Tal vez las racionalidades no occidentales, ajenas a nuestra cultura moderna, no sean adaptables a nuestras circunstancias y nuestro bagaje psíquico y cultural, pero pueden aportarnos mucho a la hora de elaborar la nuestra propia.

Y quizás lo más importante sea precisamente que nuestra nueva racionalidad nos permita recuperar la conexión con las habilidades cognoscitivas no racionales de la mente, que posibilitan una perspectiva de conjunto, un vislumbramiento de los principios fundamentales subyacentes a los fenómenos naturales.

De hecho, esto ya ha empezado a ocurrir. Como comentábamos, la ciencia holística del siglo XX se ha desarrollado gracias a la introducción de elementos provenientes de las ciencias tradicionales orientales que no han perdido esta conexión.

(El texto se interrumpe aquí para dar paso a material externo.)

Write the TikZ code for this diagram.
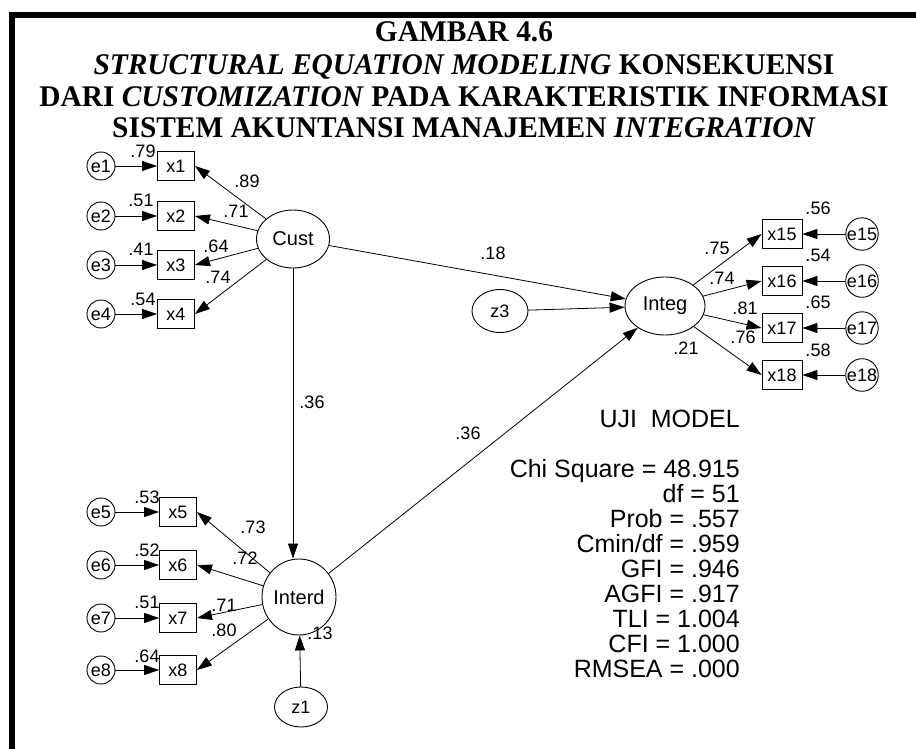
\documentclass[tikz,border=0pt]{standalone}
\usepackage{fontspec}
\setmainfont{Liberation Serif}
\setsansfont{Liberation Sans}
\newfontfamily\titlefont{Liberation Serif}[FakeStretch=0.98]
\usetikzlibrary{arrows.meta, positioning, shapes.geometric}

\begin{document}
\begin{tikzpicture}[
  x=1pt, y=-1pt,
  >={Triangle[length=15pt,width=10pt]},
  every node/.style={font=\sffamily\fontsize{18}{20}\selectfont},
  latent/.style={draw, ellipse, line width=0.9pt, inner sep=0pt,
                 font=\sffamily\fontsize{20}{22}\selectfont},
  errcirc/.style={draw, circle, line width=0.9pt, minimum size=28pt, inner sep=0pt},
  indbox/.style={draw, rectangle, line width=0.9pt, minimum width=37pt,
                 minimum height=29pt, inner sep=0pt},
  arr/.style={->, line width=0.8pt},
  coef/.style={inner sep=0pt},
  titleline/.style={font=\titlefont\bfseries\fontsize{30}{32}\selectfont, anchor=base, inner sep=0pt},
  fitline/.style={font=\sffamily\fontsize{25}{27}\selectfont, anchor=base east, inner sep=0pt},
]
\useasboundingbox (0,0) rectangle (916,749);

%% column positions
\def\xE{101}    % error circles, left
\def\xX{176}    % indicator boxes, left
\def\xXr{782}   % indicator boxes, right
\def\xEr{862}   % error circles, right

%% frame
\draw[line width=6pt] (916,15) -- (12,15) -- (12,749);

%% title
\node[titleline] (t1) at (464,42) {GAMBAR 4.6};
\node[titleline] (t2) at (464,74.5) {\textit{STRUCTURAL EQUATION MODELING} KONSEKUENSI};
\node[titleline] (t3) at (464,106.5) {DARI \textit{CUSTOMIZATION} PADA KARAKTERISTIK INFORMASI};
\node[titleline] (t4) at (464,138) {SISTEM AKUNTANSI MANAJEMEN \textit{INTEGRATION}};

%% ---- latent variables ----
\node[latent, minimum width=73pt, minimum height=58pt] (Cust)   at (293,239) {Cust};
\node[latent, minimum width=80pt, minimum height=58pt] (Integ)  at (665,306) {Integ};
\node[latent, minimum width=74pt, minimum height=76pt] (Interd) at (299,597) {Interd};
\node[latent, minimum width=56pt, minimum height=43pt, font=\sffamily\fontsize{18}{20}\selectfont] (z3) at (500,311) {z3};
\node[latent, minimum width=53pt, minimum height=40pt, font=\sffamily\fontsize{18}{20}\selectfont] (z1) at (301,707) {z1};

%% ---- indicators, Cust ----
\foreach \i/\y in {1/166,2/216,3/265,4/314}{
  \node[errcirc] (e\i) at (\xE,\y) {e\i};
  \node[indbox]  (x\i) at (\xX,\y) {x\i};
  \draw[arr] (e\i) -- (x\i);
  \draw[arr] (Cust) -- (x\i.east);
}

%% ---- indicators, Interd ----
\foreach \i/\y in {5/512,6/565,7/618,8/670}{
  \node[errcirc] (e\i) at (\xE,\y) {e\i};
  \node[indbox]  (x\i) at (\xX+2,\y) {x\i};
  \draw[arr] (e\i) -- (x\i);
  \draw[arr] (Interd) -- (x\i.east);
}

%% ---- indicators, Integ ----
\foreach \i/\y in {15/234,16/281,17/328,18/375}{
  \node[errcirc] (e\i) at (\xEr,\y) {e\i};
  \node[indbox, minimum width=40pt] (x\i) at (\xXr,\y) {x\i};
  \draw[arr] (e\i) -- (x\i);
  \draw[arr] (Integ) -- (x\i.west);
}

%% ---- structural paths ----
\draw[arr] (Cust) -- (Integ);
\draw[arr] (Cust) -- (Cust |- Interd.north);
\draw[arr] (z3) -- (Integ);
\draw[arr] (Interd) -- (Integ);
\draw[arr] (z1) -- (Interd);

%% ---- estimates ----
\node[coef] (r1) at (143,151) {.79};
\node[coef] (r2) at (141,200) {.51};
\node[coef] (r3) at (141,249) {.41};
\node[coef] (r4) at (143,299) {.54};
\node[coef] (l1) at (247,181) {.89};
\node[coef] (l2) at (236,211) {.71};
\node[coef] (l3) at (216,246) {.64};
\node[coef] (l4) at (218,277) {.74};

\node[coef] (r5) at (147,497) {.53};
\node[coef] (r6) at (147,550) {.52};
\node[coef] (r7) at (147,602) {.51};
\node[coef] (r8) at (147,656) {.64};
\node[coef] (l5) at (253,527) {.73};
\node[coef] (l6) at (245,558) {.72};
\node[coef] (l7) at (224,605) {.71};
\node[coef] (l8) at (224,630) {.80};
\node[coef] (rInterd) at (320,633) {.13};

\node[coef] (r15) at (818,208) {.56};
\node[coef] (r16) at (818,255) {.54};
\node[coef] (r17) at (818,302) {.65};
\node[coef] (r18) at (818,350) {.58};
\node[coef] (l15) at (717,248) {.75};
\node[coef] (l16) at (722,278) {.74};
\node[coef] (l17) at (745,308) {.81};
\node[coef] (l18) at (743,337) {.76};
\node[coef] (rInteg) at (686,348) {.21};

\node[coef] (bCI) at (493,253) {.18};
\node[coef] (bCD) at (312,402) {.36};
\node[coef] (bDI) at (468,433) {.36};

%% ---- model fit ----
\node[fitline] (uji)   at (740,427) {UJI\ \ MODEL};
\node[fitline] (fit1)  at (740,477) {Chi Square = 48.915};
\node[fitline] (fit2)  at (740,502) {df = 51};
\node[fitline] (fit3)  at (740,527) {Prob = .557};
\node[fitline] (fit4)  at (740,552) {Cmin/df = .959};
\node[fitline] (fit5)  at (740,577) {GFI = .946};
\node[fitline] (fit6)  at (740,602) {AGFI = .917};
\node[fitline] (fit7)  at (740,627) {TLI = 1.004};
\node[fitline] (fit8)  at (740,652) {CFI = 1.000};
\node[fitline] (fit9)  at (740,677) {RMSEA = .000};

\end{tikzpicture}
\end{document}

Fritjof Capra, como divulgador, es quizás el autor más representativo de este esfuerzo por llevar la sabiduría de Oriente a la Ciencia. Sabiduría que también existió en Occidente, pero que se perdió en algún momento de la historia.

Sin embargo, es aún mucho lo que las ciencias de Oriente pueden aportarnos. Pondremos por ejemplo el ayurveda, que además de ser una ciencia de valor incalculable en cuanto a sus aplicaciones a la salud, ya que ofrece tratamientos reales y efectivos a prácticamente todo lo que aquí consideramos crónico, incurable, o degenerativo, arroja, como sistema de conocimientos, luz para una comprensión profunda de los fenómenos naturales.

Esta conexión con los principios fundamentales del verdadero conocimiento es la que posibilita, a esta y otras ciencias tradicionales, generar aplicaciones orientadas de forma responsable a la armonía y al bienestar del ser humano, la sociedad, y la naturaleza en su conjunto.